### [The request]
Extract, exactly, the lines from the line containing "Write the TikZ code for this diagram." to the line containing "(vehicles) [heading=22.5] at", with both lines included and any pictures left out.

### [Given data]
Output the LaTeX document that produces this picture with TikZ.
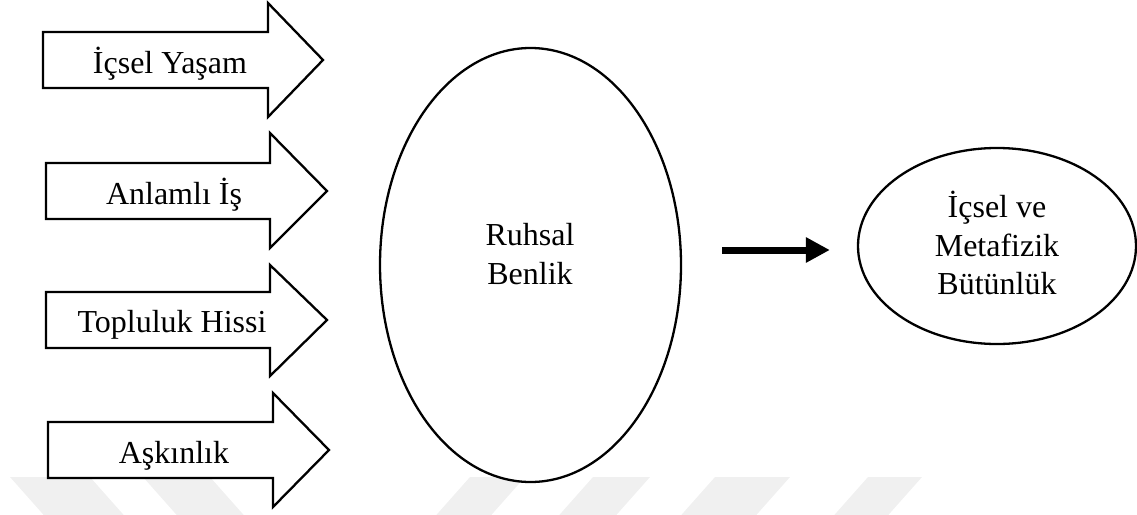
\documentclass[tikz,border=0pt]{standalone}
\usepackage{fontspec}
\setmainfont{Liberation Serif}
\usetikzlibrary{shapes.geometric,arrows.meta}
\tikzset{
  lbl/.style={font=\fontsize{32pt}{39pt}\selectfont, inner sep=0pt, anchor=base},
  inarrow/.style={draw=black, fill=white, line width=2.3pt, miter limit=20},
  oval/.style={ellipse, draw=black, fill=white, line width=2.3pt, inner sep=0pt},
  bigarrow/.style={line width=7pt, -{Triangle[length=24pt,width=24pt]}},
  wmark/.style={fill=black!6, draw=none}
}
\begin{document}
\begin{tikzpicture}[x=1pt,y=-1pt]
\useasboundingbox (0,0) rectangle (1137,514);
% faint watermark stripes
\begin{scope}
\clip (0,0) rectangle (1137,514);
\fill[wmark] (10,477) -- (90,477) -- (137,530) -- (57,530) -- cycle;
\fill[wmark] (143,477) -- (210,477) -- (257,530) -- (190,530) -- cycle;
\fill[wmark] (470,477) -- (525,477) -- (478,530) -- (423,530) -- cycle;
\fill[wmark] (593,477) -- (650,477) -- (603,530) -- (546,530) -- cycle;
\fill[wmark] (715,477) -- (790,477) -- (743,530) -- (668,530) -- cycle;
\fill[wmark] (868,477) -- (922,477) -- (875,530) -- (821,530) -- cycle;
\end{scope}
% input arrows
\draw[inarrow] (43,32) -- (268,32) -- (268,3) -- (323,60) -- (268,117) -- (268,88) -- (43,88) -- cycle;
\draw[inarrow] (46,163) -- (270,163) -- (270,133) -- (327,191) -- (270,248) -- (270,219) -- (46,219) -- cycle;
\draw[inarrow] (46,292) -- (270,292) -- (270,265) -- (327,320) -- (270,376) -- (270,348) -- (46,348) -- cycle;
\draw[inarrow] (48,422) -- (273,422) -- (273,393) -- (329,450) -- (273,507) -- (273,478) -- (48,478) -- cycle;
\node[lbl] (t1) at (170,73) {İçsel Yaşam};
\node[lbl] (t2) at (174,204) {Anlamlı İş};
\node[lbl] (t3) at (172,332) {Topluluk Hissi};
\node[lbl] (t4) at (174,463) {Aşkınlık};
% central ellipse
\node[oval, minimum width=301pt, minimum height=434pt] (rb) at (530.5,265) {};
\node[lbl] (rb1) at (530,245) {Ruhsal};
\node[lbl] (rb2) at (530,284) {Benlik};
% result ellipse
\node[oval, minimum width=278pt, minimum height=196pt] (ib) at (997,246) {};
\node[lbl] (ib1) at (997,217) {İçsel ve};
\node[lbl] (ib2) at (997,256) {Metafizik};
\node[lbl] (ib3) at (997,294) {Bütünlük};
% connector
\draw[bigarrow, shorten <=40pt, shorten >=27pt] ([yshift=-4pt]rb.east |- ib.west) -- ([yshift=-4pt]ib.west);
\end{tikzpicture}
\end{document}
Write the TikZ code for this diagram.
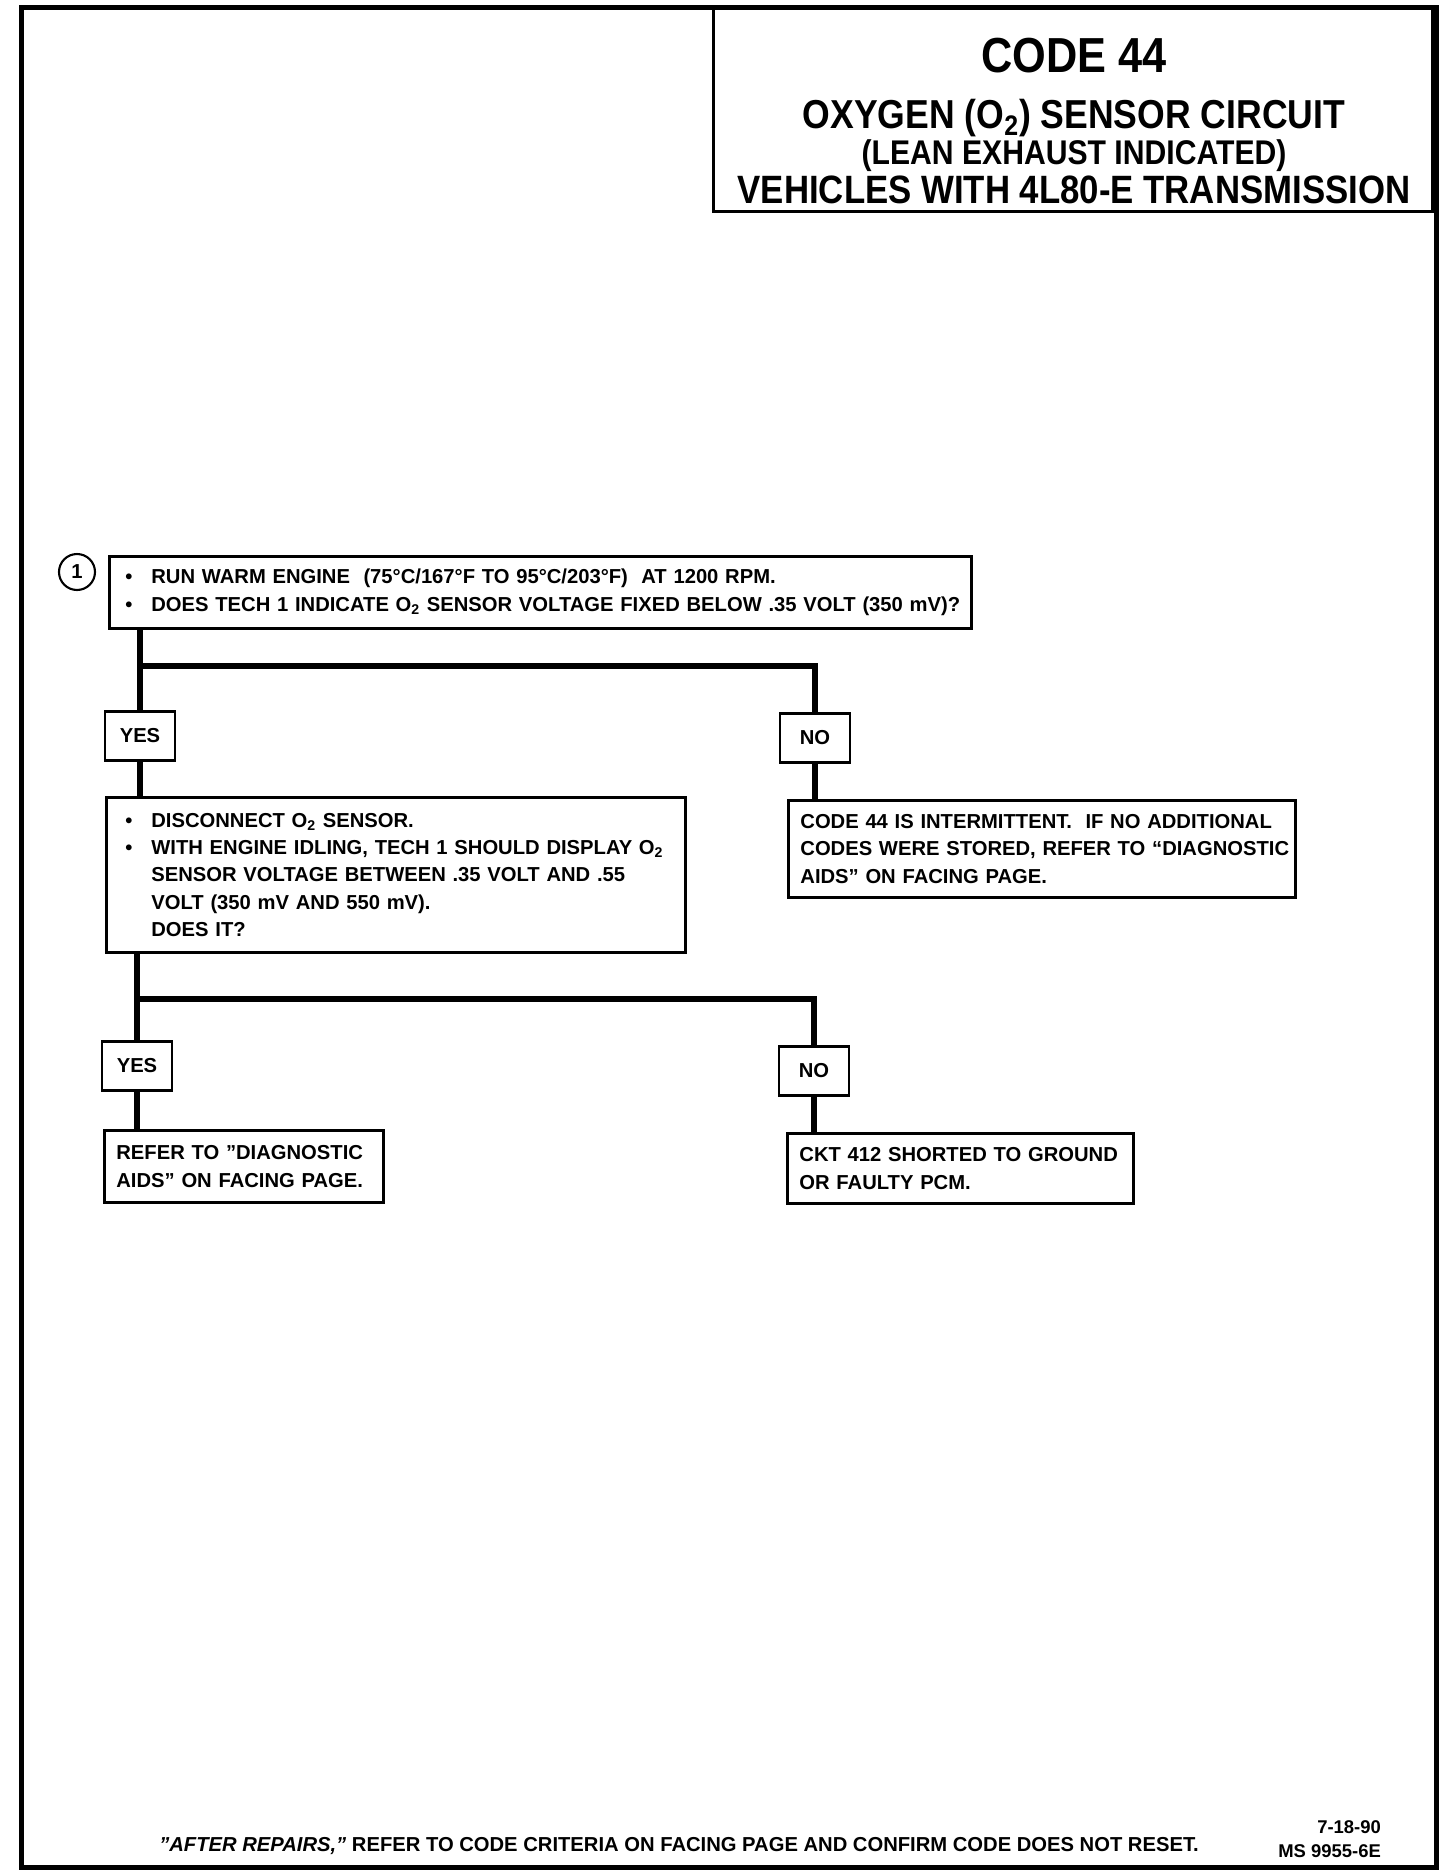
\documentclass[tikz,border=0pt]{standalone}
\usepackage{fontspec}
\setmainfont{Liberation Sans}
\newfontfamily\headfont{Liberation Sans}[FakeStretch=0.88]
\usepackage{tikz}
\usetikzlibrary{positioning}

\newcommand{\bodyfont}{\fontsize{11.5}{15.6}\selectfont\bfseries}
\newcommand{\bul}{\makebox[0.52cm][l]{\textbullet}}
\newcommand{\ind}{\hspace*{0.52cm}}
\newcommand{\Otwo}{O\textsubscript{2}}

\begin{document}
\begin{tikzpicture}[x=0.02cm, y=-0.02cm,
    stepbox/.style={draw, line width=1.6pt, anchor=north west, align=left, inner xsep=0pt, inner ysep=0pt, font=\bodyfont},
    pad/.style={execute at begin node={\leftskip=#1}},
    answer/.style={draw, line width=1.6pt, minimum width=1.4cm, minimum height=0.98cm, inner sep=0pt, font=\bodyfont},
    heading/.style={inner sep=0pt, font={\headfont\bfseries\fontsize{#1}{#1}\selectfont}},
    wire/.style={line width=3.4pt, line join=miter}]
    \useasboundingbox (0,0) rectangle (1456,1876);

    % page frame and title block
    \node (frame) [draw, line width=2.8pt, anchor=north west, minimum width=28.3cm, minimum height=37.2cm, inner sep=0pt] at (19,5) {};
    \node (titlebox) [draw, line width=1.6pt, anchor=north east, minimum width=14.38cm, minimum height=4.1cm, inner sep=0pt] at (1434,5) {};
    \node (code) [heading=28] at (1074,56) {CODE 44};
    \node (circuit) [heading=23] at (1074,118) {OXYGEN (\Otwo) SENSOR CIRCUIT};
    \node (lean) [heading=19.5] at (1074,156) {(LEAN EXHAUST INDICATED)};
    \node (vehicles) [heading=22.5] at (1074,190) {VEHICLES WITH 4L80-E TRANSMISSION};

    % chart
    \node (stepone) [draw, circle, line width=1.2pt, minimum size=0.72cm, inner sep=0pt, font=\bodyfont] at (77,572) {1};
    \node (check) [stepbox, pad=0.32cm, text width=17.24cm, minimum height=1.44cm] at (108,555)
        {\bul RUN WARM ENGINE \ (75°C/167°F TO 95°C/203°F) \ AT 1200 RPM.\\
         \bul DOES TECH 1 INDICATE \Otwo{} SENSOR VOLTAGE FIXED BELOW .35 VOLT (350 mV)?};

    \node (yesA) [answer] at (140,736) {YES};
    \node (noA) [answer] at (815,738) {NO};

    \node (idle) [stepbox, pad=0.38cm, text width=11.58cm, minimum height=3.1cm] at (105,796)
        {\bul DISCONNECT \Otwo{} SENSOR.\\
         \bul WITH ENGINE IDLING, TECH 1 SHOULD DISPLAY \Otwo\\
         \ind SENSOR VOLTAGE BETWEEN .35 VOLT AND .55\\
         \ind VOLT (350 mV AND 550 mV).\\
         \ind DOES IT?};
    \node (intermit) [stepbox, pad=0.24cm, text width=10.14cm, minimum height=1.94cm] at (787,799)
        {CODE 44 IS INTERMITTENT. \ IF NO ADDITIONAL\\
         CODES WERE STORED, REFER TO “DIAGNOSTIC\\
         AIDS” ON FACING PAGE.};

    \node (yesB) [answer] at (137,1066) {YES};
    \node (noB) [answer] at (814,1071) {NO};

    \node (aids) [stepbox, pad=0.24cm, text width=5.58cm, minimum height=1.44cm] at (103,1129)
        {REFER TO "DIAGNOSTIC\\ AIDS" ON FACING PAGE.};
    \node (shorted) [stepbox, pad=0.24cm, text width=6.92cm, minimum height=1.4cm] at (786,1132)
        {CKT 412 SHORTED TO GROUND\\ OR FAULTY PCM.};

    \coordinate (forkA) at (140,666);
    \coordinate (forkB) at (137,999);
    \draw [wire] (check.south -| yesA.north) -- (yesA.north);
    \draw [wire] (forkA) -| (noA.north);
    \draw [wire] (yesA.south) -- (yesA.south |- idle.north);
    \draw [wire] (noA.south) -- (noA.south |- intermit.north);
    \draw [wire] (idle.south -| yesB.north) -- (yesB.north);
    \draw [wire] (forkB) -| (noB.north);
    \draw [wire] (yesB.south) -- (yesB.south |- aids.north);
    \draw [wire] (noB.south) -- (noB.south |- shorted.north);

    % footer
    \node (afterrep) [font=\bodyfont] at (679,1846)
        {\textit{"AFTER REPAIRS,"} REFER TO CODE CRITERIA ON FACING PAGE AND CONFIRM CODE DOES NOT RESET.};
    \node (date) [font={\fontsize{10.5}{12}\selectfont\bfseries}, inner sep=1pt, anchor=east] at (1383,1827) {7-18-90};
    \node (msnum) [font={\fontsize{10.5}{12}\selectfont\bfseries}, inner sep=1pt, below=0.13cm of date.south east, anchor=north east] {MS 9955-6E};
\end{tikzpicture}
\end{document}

### [Task answer]
Write the TikZ code for this diagram.
\documentclass[tikz,border=0pt]{standalone}
\usepackage{fontspec}
\setmainfont{Liberation Sans}
\newfontfamily\headfont{Liberation Sans}[FakeStretch=0.88]
\usepackage{tikz}
\usetikzlibrary{positioning}

\newcommand{\bodyfont}{\fontsize{11.5}{15.6}\selectfont\bfseries}
\newcommand{\bul}{\makebox[0.52cm][l]{\textbullet}}
\newcommand{\ind}{\hspace*{0.52cm}}
\newcommand{\Otwo}{O\textsubscript{2}}

\begin{document}
\begin{tikzpicture}[x=0.02cm, y=-0.02cm,
    stepbox/.style={draw, line width=1.6pt, anchor=north west, align=left, inner xsep=0pt, inner ysep=0pt, font=\bodyfont},
    pad/.style={execute at begin node={\leftskip=#1}},
    answer/.style={draw, line width=1.6pt, minimum width=1.4cm, minimum height=0.98cm, inner sep=0pt, font=\bodyfont},
    heading/.style={inner sep=0pt, font={\headfont\bfseries\fontsize{#1}{#1}\selectfont}},
    wire/.style={line width=3.4pt, line join=miter}]
    \useasboundingbox (0,0) rectangle (1456,1876);

    % page frame and title block
    \node (frame) [draw, line width=2.8pt, anchor=north west, minimum width=28.3cm, minimum height=37.2cm, inner sep=0pt] at (19,5) {};
    \node (titlebox) [draw, line width=1.6pt, anchor=north east, minimum width=14.38cm, minimum height=4.1cm, inner sep=0pt] at (1434,5) {};
    \node (code) [heading=28] at (1074,56) {CODE 44};
    \node (circuit) [heading=23] at (1074,118) {OXYGEN (\Otwo) SENSOR CIRCUIT};
    \node (lean) [heading=19.5] at (1074,156) {(LEAN EXHAUST INDICATED)};
    \node (vehicles) [heading=22.5] at (1074,190) {VEHICLES WITH 4L80-E TRANSMISSION};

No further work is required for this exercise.